━━━━━ GIVEN MATERIAL

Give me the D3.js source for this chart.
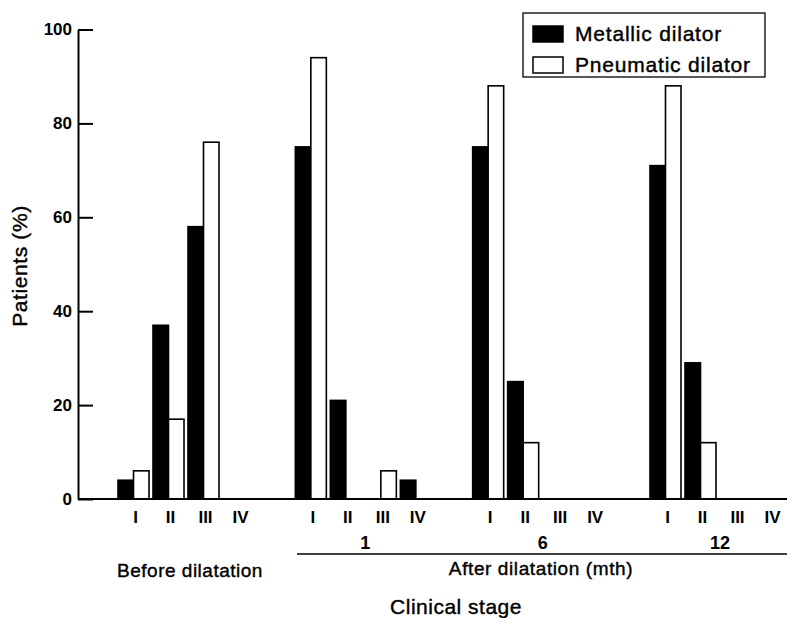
<!DOCTYPE html>
<html>
<head>
<meta charset="utf-8">
<script src="https://cdn.jsdelivr.net/npm/d3@7"></script>
<style>
  body { margin: 0; background: #fff; }
  text { font-family: "Liberation Sans", Arial, Helvetica, sans-serif; fill: #000; }
</style>
</head>
<body>
<div id="chart"></div>
<script>
// ---- data ----
const groups = ["Before", "1", "6", "12"];
const groupLabels = ["", "1", "6", "12"];
const stages = ["I", "II", "III", "IV"];
const series = ["Metallic dilator", "Pneumatic dilator"];
// values per group, in stage order I..IV
const metallic = [
    [4, 37, 58, 0],   // before dilatation
    [75, 21, 0, 4],   // 1 mth
    [75, 25, 0, 0],   // 6 mth
    [71, 29, 0, 0]    // 12 mth
];
const pneumatic = [
    [6, 17, 76, 0],
    [94, 0, 6, 0],
    [88, 12, 0, 0],
    [88, 12, 0, 0]
];
const yTicks = [0, 20, 40, 60, 80, 100];

const width = 787, height = 618;
const x0 = 78, yBase = 499, yTop = 29.5;

const svg = d3.select("#chart").append("svg")
    .attr("width", width)
    .attr("height", height);

// scales
const y = d3.scaleLinear().domain([0, 100]).range([yBase, yTop]);

const xGroup = d3.scaleBand()
    .domain(groups)
    .range([118, 786])
    .paddingInner(0.233)
    .paddingOuter(0);

const xStage = d3.scaleBand()
    .domain(stages)
    .range([0, xGroup.bandwidth()])
    .paddingInner(0.114)
    .paddingOuter(0);

const xSeries = d3.scaleBand()
    .domain(series)
    .range([0, xStage.bandwidth()]);

// flatten into bar records
const bars = [];
groups.forEach((g, gi) => {
    stages.forEach((s, si) => {
        bars.push({group: g, stage: s, series: series[0], value: metallic[gi][si]});
        bars.push({group: g, stage: s, series: series[1], value: pneumatic[gi][si]});
    });
});

// bars
svg.append("g")
    .selectAll("rect")
    .data(bars.filter(d => d.value > 0))
    .join("rect")
    .attr("x", d => xGroup(d.group) + xStage(d.stage) + xSeries(d.series))
    .attr("y", d => y(d.value))
    .attr("width", xSeries.bandwidth())
    .attr("height", d => yBase - y(d.value))
    .attr("fill", d => d.series === series[0] ? "#000" : "#fff")
    .attr("stroke", "#000")
    .attr("stroke-width", 1.6);

// y axis
const yAxis = svg.append("g")
    .attr("transform", `translate(${x0},0)`)
    .call(d3.axisLeft(y).tickValues(yTicks).tickSizeInner(-15).tickSizeOuter(0).tickPadding(6));
yAxis.select(".domain").attr("stroke-width", 2);
yAxis.selectAll(".tick line").attr("stroke-width", 2);
yAxis.selectAll(".tick text")
    .style("font-size", "17px")
    .style("font-weight", "bold")
    .attr("font-family", null);

// x baseline
svg.append("line")
    .attr("x1", x0).attr("x2", width)
    .attr("y1", yBase).attr("y2", yBase)
    .attr("stroke", "#000")
    .attr("stroke-width", 2);

// stage labels under each group
groups.forEach(g => {
    const ax = svg.append("g")
        .attr("transform", `translate(${xGroup(g) + 2},${yBase + 8})`)
        .call(d3.axisBottom(xStage).tickSize(0).tickPadding(0));
    ax.select(".domain").remove();
    ax.selectAll(".tick text")
        .attr("dy", "0.95em")
        .attr("font-family", null)
        .style("font-size", "17px")
        .style("font-weight", "bold");
});

// month labels
svg.append("g")
    .selectAll("text")
    .data(groups.slice(1))
    .join("text")
    .attr("x", d => xGroup(d) + xGroup.bandwidth() / 2 + 2)
    .attr("y", 549)
    .attr("text-anchor", "middle")
    .style("font-size", "18px")
    .style("font-weight", "bold")
    .text((d, i) => groupLabels[i + 1]);

svg.append("line")
    .attr("x1", 297).attr("x2", width)
    .attr("y1", 554).attr("y2", 554)
    .attr("stroke", "#000")
    .attr("stroke-width", 1.3);

// text with a thin stroke to mimic the medium print weight
function label(x, yPos, size, spacing, txt) {
    return svg.append("text")
        .attr("x", x).attr("y", yPos)
        .attr("text-anchor", "middle")
        .attr("stroke", "#000")
        .attr("stroke-width", 0.4)
        .style("font-size", size + "px")
        .style("letter-spacing", spacing + "px")
        .text(txt);
}

label(190, 577, 19, 0.5, "Before dilatation");
label(541, 575, 19, 0.6, "After dilatation (mth)");
label(456, 614, 21, 0.5, "Clinical stage");

label(-266, 27, 21, 0.6, "Patients (%)")
    .attr("transform", "rotate(-90)");

// legend
const legend = svg.append("g").attr("transform", "translate(523,13)");
legend.append("rect")
    .attr("width", 242).attr("height", 64)
    .attr("fill", "#fff")
    .attr("stroke", "#000")
    .attr("stroke-width", 1.3);
series.forEach((s, i) => {
    const row = legend.append("g").attr("transform", `translate(10,${13 + i * 31})`);
    row.append("rect")
        .attr("width", 30).attr("height", 16)
        .attr("fill", i === 0 ? "#000" : "#fff")
        .attr("stroke", "#000")
        .attr("stroke-width", 1.5);
    row.append("text")
        .attr("x", 42).attr("y", 15)
        .attr("stroke", "#000")
        .attr("stroke-width", 0.4)
        .style("font-size", "21px")
        .style("letter-spacing", "0.8px")
        .text(s);
});
</script>
</body>
</html>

━━━━━━━━━━

** WHAT IS BEING ASKED **
Return each line exactly as written. Any picture gets left out.

** TASK RESPONSE **
Give me the D3.js source for this chart.
<!DOCTYPE html>
<html>
<head>
<meta charset="utf-8">
<script src="https://cdn.jsdelivr.net/npm/d3@7"></script>
<style>
  body { margin: 0; background: #fff; }
  text { font-family: "Liberation Sans", Arial, Helvetica, sans-serif; fill: #000; }
</style>
</head>
<body>
<div id="chart"></div>
<script>
// ---- data ----
const groups = ["Before", "1", "6", "12"];
const groupLabels = ["", "1", "6", "12"];
const stages = ["I", "II", "III", "IV"];
const series = ["Metallic dilator", "Pneumatic dilator"];
// values per group, in stage order I..IV
const metallic = [
    [4, 37, 58, 0],   // before dilatation
    [75, 21, 0, 4],   // 1 mth
    [75, 25, 0, 0],   // 6 mth
    [71, 29, 0, 0]    // 12 mth
];
const pneumatic = [
    [6, 17, 76, 0],
    [94, 0, 6, 0],
    [88, 12, 0, 0],
    [88, 12, 0, 0]
];
const yTicks = [0, 20, 40, 60, 80, 100];

const width = 787, height = 618;
const x0 = 78, yBase = 499, yTop = 29.5;

const svg = d3.select("#chart").append("svg")
    .attr("width", width)
    .attr("height", height);

// scales
const y = d3.scaleLinear().domain([0, 100]).range([yBase, yTop]);

const xGroup = d3.scaleBand()
    .domain(groups)
    .range([118, 786])
    .paddingInner(0.233)
    .paddingOuter(0);

const xStage = d3.scaleBand()
    .domain(stages)
    .range([0, xGroup.bandwidth()])
    .paddingInner(0.114)
    .paddingOuter(0);

const xSeries = d3.scaleBand()
    .domain(series)
    .range([0, xStage.bandwidth()]);

// flatten into bar records
const bars = [];
groups.forEach((g, gi) => {
    stages.forEach((s, si) => {
        bars.push({group: g, stage: s, series: series[0], value: metallic[gi][si]});
        bars.push({group: g, stage: s, series: series[1], value: pneumatic[gi][si]});
    });
});

// bars
svg.append("g")
    .selectAll("rect")
    .data(bars.filter(d => d.value > 0))
    .join("rect")
    .attr("x", d => xGroup(d.group) + xStage(d.stage) + xSeries(d.series))
    .attr("y", d => y(d.value))
    .attr("width", xSeries.bandwidth())
    .attr("height", d => yBase - y(d.value))
    .attr("fill", d => d.series === series[0] ? "#000" : "#fff")
    .attr("stroke", "#000")
    .attr("stroke-width", 1.6);

// y axis
const yAxis = svg.append("g")
    .attr("transform", `translate(${x0},0)`)
    .call(d3.axisLeft(y).tickValues(yTicks).tickSizeInner(-15).tickSizeOuter(0).tickPadding(6));
yAxis.select(".domain").attr("stroke-width", 2);
yAxis.selectAll(".tick line").attr("stroke-width", 2);
yAxis.selectAll(".tick text")
    .style("font-size", "17px")
    .style("font-weight", "bold")
    .attr("font-family", null);

// x baseline
svg.append("line")
    .attr("x1", x0).attr("x2", width)
    .attr("y1", yBase).attr("y2", yBase)
    .attr("stroke", "#000")
    .attr("stroke-width", 2);

// stage labels under each group
groups.forEach(g => {
    const ax = svg.append("g")
        .attr("transform", `translate(${xGroup(g) + 2},${yBase + 8})`)
        .call(d3.axisBottom(xStage).tickSize(0).tickPadding(0));
    ax.select(".domain").remove();
    ax.selectAll(".tick text")
        .attr("dy", "0.95em")
        .attr("font-family", null)
        .style("font-size", "17px")
        .style("font-weight", "bold");
});

// month labels
svg.append("g")
    .selectAll("text")
    .data(groups.slice(1))
    .join("text")
    .attr("x", d => xGroup(d) + xGroup.bandwidth() / 2 + 2)
    .attr("y", 549)
    .attr("text-anchor", "middle")
    .style("font-size", "18px")
    .style("font-weight", "bold")
    .text((d, i) => groupLabels[i + 1]);

svg.append("line")
    .attr("x1", 297).attr("x2", width)
    .attr("y1", 554).attr("y2", 554)
    .attr("stroke", "#000")
    .attr("stroke-width", 1.3);

// text with a thin stroke to mimic the medium print weight
function label(x, yPos, size, spacing, txt) {
    return svg.append("text")
        .attr("x", x).attr("y", yPos)
        .attr("text-anchor", "middle")
        .attr("stroke", "#000")
        .attr("stroke-width", 0.4)
        .style("font-size", size + "px")
        .style("letter-spacing", spacing + "px")
        .text(txt);
}

label(190, 577, 19, 0.5, "Before dilatation");
label(541, 575, 19, 0.6, "After dilatation (mth)");
label(456, 614, 21, 0.5, "Clinical stage");

label(-266, 27, 21, 0.6, "Patients (%)")
    .attr("transform", "rotate(-90)");

// legend
const legend = svg.append("g").attr("transform", "translate(523,13)");
legend.append("rect")
    .attr("width", 242).attr("height", 64)
    .attr("fill", "#fff")
    .attr("stroke", "#000")
    .attr("stroke-width", 1.3);
series.forEach((s, i) => {
    const row = legend.append("g").attr("transform", `translate(10,${13 + i * 31})`);
    row.append("rect")
        .attr("width", 30).attr("height", 16)
        .attr("fill", i === 0 ? "#000" : "#fff")
        .attr("stroke", "#000")
        .attr("stroke-width", 1.5);
    row.append("text")
        .attr("x", 42).attr("y", 15)
        .attr("stroke", "#000")
        .attr("stroke-width", 0.4)
        .style("font-size", "21px")
        .style("letter-spacing", "0.8px")
        .text(s);
});
</script>
</body>
</html>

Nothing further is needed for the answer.